His father was away for most of his boyhood, in Washington and then in London. As a teenager, Bobby got shipped off to St. Paul’s School in Concord NH, but that lasted only a month or so. His Mother then moved him to a good Catholic prep school, Portsmouth Priory, near Newport, Rhode Island.

“I just got out of about 3 hours of praying in chapel, and so feel like a saint. Our retreat starts Thursday so I’m certainly going to be doing a lot of praying this week.” Math was his best subject; History and Christian Doctrine were his worst. The headmaster wrote his father, “Bob’s habit of not being neat is receiving considerable attention from all his masters.”

He tried out for the football team and the hockey team. “I don’t play hockey very well but I’ve gotten much better since I started this year.” He became manager of the hockey team, and vice-commodore of the school yacht club. His mother wanted him to go to dancing school in Providence. Bobby wasn’t so keen -“I don’t think it would be worth going way up to Providence for dancing as it is quite far away and I wouldn’t be able to play hockey.”

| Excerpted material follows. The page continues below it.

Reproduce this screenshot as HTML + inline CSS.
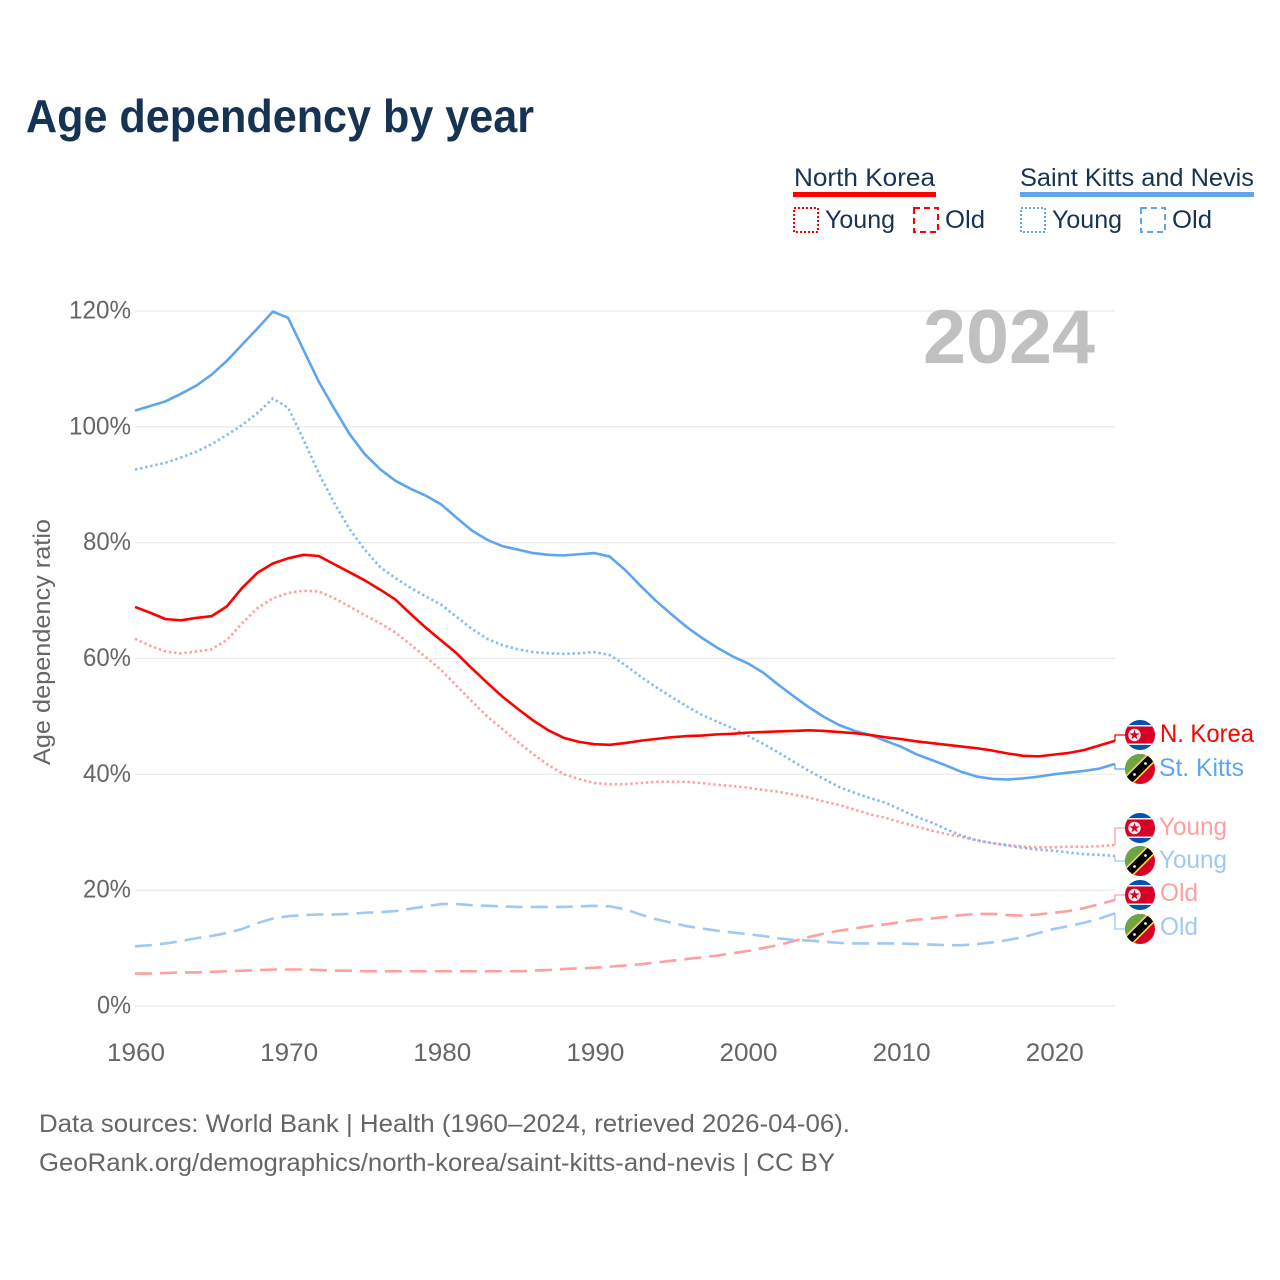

Bobby had just turned sixteen when Pearl Harbor was attacked. He travelled to Palm Beach for Christmas.

The next year he transferred to Milton Academy, his 6th school in 10 years. On his last day of school his math teacher made a small speech to the class. “Two great things” had just happened. “Rommel was surrounded in Egypt and Kennedy has passed a math test.”

His older brothers, Joe and John were stars. But Bobby “was neither a natural athlete nor a natural student nor a natural success with girls and had no natural gift for popularity. Nothing came easily for him. What he had was a set of handicaps and a fantastic determination to overcome them.”